Through these awards, the Bonner Foundation seeks to help its supported colleges and their students to develop local expressions of Micah 6. In particular, each Micah 6 Bonner Partnership:

  • Nurtures a partnership between a Bonner-supported college and a local congregation of faith, engaging a cohort of students and the congregation in shared community ministry;
  • Identifies issues of justice and injustice in the shared community;
  • Designs and pursues a project of direct service and social justice;
  • Engages students in a program of spiritual reflection, in the context of community service and social justice.

Grant Applications:

Micah 6 grants (generally in the amount of $5,000/year) are intended for colleges that have an established Bonner Scholars or Bonner Leaders Program. Proposals are received each year by May 24, and awards for the upcoming academic year are announced in June.
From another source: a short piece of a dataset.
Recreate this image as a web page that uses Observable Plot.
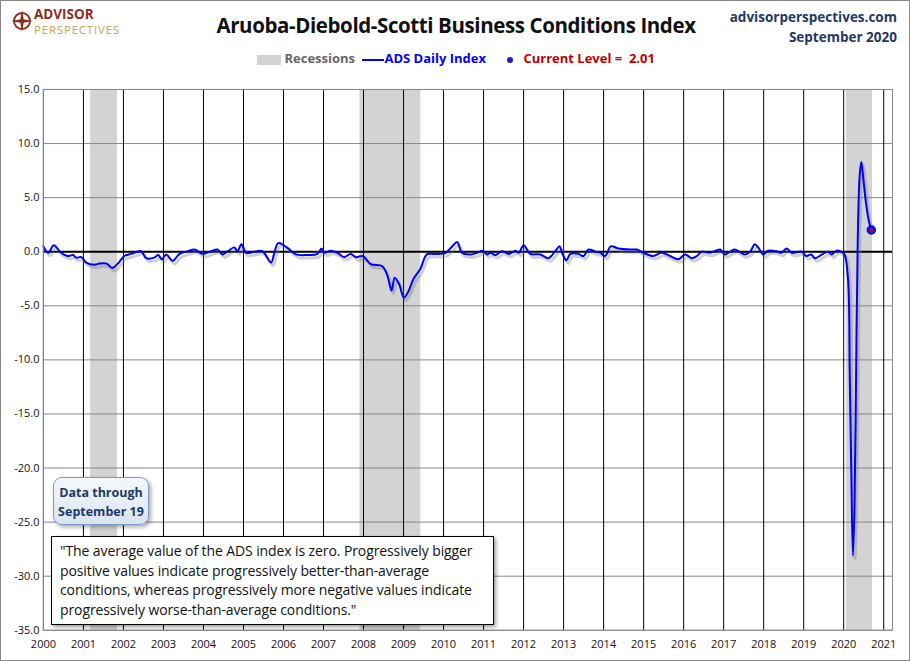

Guidelines for Micah 6 applications may be downloaded from this website. Questions regarding Micah 6 grant applications may be directed by e-mail to Billy Newton: newton@rhodes.edu.

Workshops, Support and Guidance:

Micah 6 Orientation is held each June during the Bonner Summer Leadership Institute. An additional two-day Micah 6 Workshop is held each fall for leaders and project coordinators to focus on servant leadership and the relationship of faith and service.

  • In 2001, the fall workshop was held in Washington, D.C. with leadership from Gordon and Mary Cosby, the Servant Leadership School, and Jubilee Ministries in the Adams Morgan neighborhood.
  • In October 2002, twenty-one coordinators met at Columbia Theological Seminary with CTS faculty Walter Brueggemann, Lee Carroll, and Jim Watkins to focus on critical issues raised in the text of Micah 6, in the process of action-reflection, and in the pursuit of justice and mercy.
  • At the 2002 workshop, Walter Brueggemann challenged the group with Micah’s warnings of corrupt and unjust social systems, which break covenant with God, in contrast to Micah’s “subversive” and prophetic call to restore covenant through socio/economic justice, radical love, and compassionate community. In a personal note, Brueggemann encouraged the group to move ahead into the difficult territory of Micah 6, commenting that “the work in which you and your cohorts are engaged is an important one, for to nurture the younger generation into the realities of our society is an urgent need and an uphill battle.”